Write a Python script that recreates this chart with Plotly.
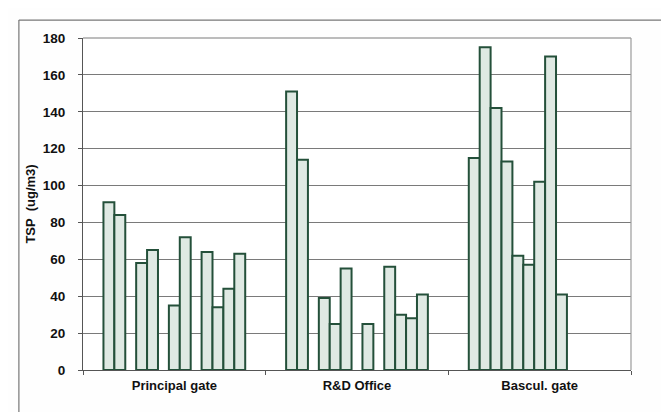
import plotly.graph_objects as go

categories = ["Principal gate", "R&D Office", "Bascul. gate"]

# 13 sampling slots per site (None = no measurement)
series_values = [
    [91, 151, 115],
    [84, 114, 175],
    [None, None, 142],
    [58, 39, 113],
    [65, 25, 62],
    [None, 55, 57],
    [35, None, 102],
    [72, 25, 170],
    [None, None, 41],
    [64, 56, None],
    [34, 30, None],
    [44, 28, None],
    [63, 41, None],
]

y_ticks = [0, 20, 40, 60, 80, 100, 120, 140, 160, 180]

fig = go.Figure()
for i, vals in enumerate(series_values):
    fig.add_trace(go.Bar(
        x=categories, y=vals, name=f"S{i+1}",
        marker=dict(color="#dfe9e3", line=dict(color="#24503a", width=2)),
        showlegend=False,
    ))

font = "Liberation Sans, Arial, sans-serif"
fig.update_layout(
    width=669, height=412,
    margin=dict(l=75, r=46, t=30, b=50),
    paper_bgcolor="#fefefe", plot_bgcolor="#ffffff",
    barmode="group", bargap=0.224, bargroupgap=0,
    font=dict(family=font, color="#111111"),
    xaxis=dict(
        showgrid=False, showline=True, linecolor="#555555", linewidth=1.2,
        ticks="outside", ticklen=4, tickcolor="#555555", tickson="boundaries",
        tickfont=dict(size=13, family=font, weight="bold"),
        ticklabelstandoff=3, mirror=False,
    ),
    yaxis=dict(
        range=[0, 180], tickvals=y_ticks, ticktext=[str(v) for v in y_ticks],
        showgrid=True, gridcolor="#7a7a7a", gridwidth=1,
        showline=True, linecolor="#555555", linewidth=1.2,
        ticks="outside", ticklen=4, tickcolor="#555555",
        tickfont=dict(size=13.5, family=font, weight="bold"),
        ticklabelstandoff=10, zeroline=False,
        title=dict(text="TSP  (ug/m3)", font=dict(size=13, family=font, weight="bold"), standoff=4),
    ),
    shapes=[
        # plot frame top/right
        dict(type="line", xref="paper", yref="paper", x0=0, x1=1, y0=1, y1=1,
             line=dict(color="#7a7a7a", width=1.2)),
        dict(type="line", xref="paper", yref="paper", x0=1, x1=1, y0=0, y1=1,
             line=dict(color="#9a9a9a", width=1.2)),
        # outer chart border
        dict(type="line", xref="paper", yref="paper", x0=-0.117, x1=1.12, y0=1.054, y1=1.054,
             line=dict(color="#777777", width=1.2)),
        dict(type="line", xref="paper", yref="paper", x0=-0.117, x1=-0.117, y0=-0.17, y1=1.054,
             line=dict(color="#777777", width=1.2)),
    ],
)

fig.write_html("out.html")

— REQUIREMENTS —
All the lines above are to be reproduced exactly, except the pictures.

— EXPECTED ANSWER —
Write a Python script that recreates this chart with Plotly.
import plotly.graph_objects as go

categories = ["Principal gate", "R&D Office", "Bascul. gate"]

# 13 sampling slots per site (None = no measurement)
series_values = [
    [91, 151, 115],
    [84, 114, 175],
    [None, None, 142],
    [58, 39, 113],
    [65, 25, 62],
    [None, 55, 57],
    [35, None, 102],
    [72, 25, 170],
    [None, None, 41],
    [64, 56, None],
    [34, 30, None],
    [44, 28, None],
    [63, 41, None],
]

y_ticks = [0, 20, 40, 60, 80, 100, 120, 140, 160, 180]

fig = go.Figure()
for i, vals in enumerate(series_values):
    fig.add_trace(go.Bar(
        x=categories, y=vals, name=f"S{i+1}",
        marker=dict(color="#dfe9e3", line=dict(color="#24503a", width=2)),
        showlegend=False,
    ))

font = "Liberation Sans, Arial, sans-serif"
fig.update_layout(
    width=669, height=412,
    margin=dict(l=75, r=46, t=30, b=50),
    paper_bgcolor="#fefefe", plot_bgcolor="#ffffff",
    barmode="group", bargap=0.224, bargroupgap=0,
    font=dict(family=font, color="#111111"),
    xaxis=dict(
        showgrid=False, showline=True, linecolor="#555555", linewidth=1.2,
        ticks="outside", ticklen=4, tickcolor="#555555", tickson="boundaries",
        tickfont=dict(size=13, family=font, weight="bold"),
        ticklabelstandoff=3, mirror=False,
    ),
    yaxis=dict(
        range=[0, 180], tickvals=y_ticks, ticktext=[str(v) for v in y_ticks],
        showgrid=True, gridcolor="#7a7a7a", gridwidth=1,
        showline=True, linecolor="#555555", linewidth=1.2,
        ticks="outside", ticklen=4, tickcolor="#555555",
        tickfont=dict(size=13.5, family=font, weight="bold"),
        ticklabelstandoff=10, zeroline=False,
        title=dict(text="TSP  (ug/m3)", font=dict(size=13, family=font, weight="bold"), standoff=4),
    ),
    shapes=[
        # plot frame top/right
        dict(type="line", xref="paper", yref="paper", x0=0, x1=1, y0=1, y1=1,
             line=dict(color="#7a7a7a", width=1.2)),
        dict(type="line", xref="paper", yref="paper", x0=1, x1=1, y0=0, y1=1,
             line=dict(color="#9a9a9a", width=1.2)),
        # outer chart border
        dict(type="line", xref="paper", yref="paper", x0=-0.117, x1=1.12, y0=1.054, y1=1.054,
             line=dict(color="#777777", width=1.2)),
        dict(type="line", xref="paper", yref="paper", x0=-0.117, x1=-0.117, y0=-0.17, y1=1.054,
             line=dict(color="#777777", width=1.2)),
    ],
)

fig.write_html("out.html")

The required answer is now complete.